**Description of the task**
Extract, unchanged, each line of the listing below from its first line through the line that contains "import plotly.graph_objects as go", inclusive, and nothing else.

**Data for this task**
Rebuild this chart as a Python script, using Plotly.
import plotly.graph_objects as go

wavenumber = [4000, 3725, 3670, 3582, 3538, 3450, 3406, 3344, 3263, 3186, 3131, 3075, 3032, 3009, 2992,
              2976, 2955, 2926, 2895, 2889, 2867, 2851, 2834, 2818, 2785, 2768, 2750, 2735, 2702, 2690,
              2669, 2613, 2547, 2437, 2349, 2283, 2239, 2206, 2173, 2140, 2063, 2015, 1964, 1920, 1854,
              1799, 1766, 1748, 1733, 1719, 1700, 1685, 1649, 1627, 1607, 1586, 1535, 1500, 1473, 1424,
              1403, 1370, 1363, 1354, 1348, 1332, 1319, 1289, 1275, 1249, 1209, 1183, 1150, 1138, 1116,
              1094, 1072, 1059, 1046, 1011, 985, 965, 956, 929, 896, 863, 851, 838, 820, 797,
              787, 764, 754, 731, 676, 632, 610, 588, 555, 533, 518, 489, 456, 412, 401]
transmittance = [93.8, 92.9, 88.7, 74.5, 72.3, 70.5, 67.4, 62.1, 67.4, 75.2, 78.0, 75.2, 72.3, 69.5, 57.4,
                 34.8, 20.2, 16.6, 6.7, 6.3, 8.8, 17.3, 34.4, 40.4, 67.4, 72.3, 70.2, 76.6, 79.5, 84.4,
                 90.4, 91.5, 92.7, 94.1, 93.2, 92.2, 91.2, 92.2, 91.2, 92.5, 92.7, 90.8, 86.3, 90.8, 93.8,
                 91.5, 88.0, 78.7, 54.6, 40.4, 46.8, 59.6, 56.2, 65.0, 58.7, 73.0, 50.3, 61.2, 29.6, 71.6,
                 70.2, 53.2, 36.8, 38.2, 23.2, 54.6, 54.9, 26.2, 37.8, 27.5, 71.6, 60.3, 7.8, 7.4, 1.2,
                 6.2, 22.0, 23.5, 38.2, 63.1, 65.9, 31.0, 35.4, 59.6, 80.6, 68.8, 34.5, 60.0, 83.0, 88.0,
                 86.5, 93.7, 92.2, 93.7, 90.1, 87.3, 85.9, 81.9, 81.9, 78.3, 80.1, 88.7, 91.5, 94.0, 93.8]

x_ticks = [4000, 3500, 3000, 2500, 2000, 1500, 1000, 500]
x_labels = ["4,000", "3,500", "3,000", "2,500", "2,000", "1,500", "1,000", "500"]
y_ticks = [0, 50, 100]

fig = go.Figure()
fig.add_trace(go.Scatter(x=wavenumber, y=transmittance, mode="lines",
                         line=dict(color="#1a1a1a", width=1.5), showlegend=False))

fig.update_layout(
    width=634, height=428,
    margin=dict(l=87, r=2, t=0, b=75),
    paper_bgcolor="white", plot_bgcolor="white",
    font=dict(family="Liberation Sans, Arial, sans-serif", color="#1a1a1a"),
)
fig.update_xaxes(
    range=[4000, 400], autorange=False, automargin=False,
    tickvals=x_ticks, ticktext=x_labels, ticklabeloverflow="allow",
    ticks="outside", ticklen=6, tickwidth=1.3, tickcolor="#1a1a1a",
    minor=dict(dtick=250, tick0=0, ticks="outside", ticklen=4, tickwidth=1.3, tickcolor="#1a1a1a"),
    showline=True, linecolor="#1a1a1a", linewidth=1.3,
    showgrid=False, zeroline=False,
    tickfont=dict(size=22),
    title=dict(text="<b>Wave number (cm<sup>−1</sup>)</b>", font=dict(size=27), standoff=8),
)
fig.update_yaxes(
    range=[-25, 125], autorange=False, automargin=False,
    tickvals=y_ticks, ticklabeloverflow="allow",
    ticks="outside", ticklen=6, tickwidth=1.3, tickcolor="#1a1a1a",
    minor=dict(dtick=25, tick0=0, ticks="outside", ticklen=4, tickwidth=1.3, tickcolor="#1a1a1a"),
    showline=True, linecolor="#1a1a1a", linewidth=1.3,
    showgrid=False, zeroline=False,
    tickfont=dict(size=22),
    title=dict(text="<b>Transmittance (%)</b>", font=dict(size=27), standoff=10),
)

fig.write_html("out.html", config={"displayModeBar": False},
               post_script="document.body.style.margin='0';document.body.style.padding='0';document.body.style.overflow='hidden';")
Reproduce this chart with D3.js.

**Final result**
Rebuild this chart as a Python script, using Plotly.
import plotly.graph_objects as go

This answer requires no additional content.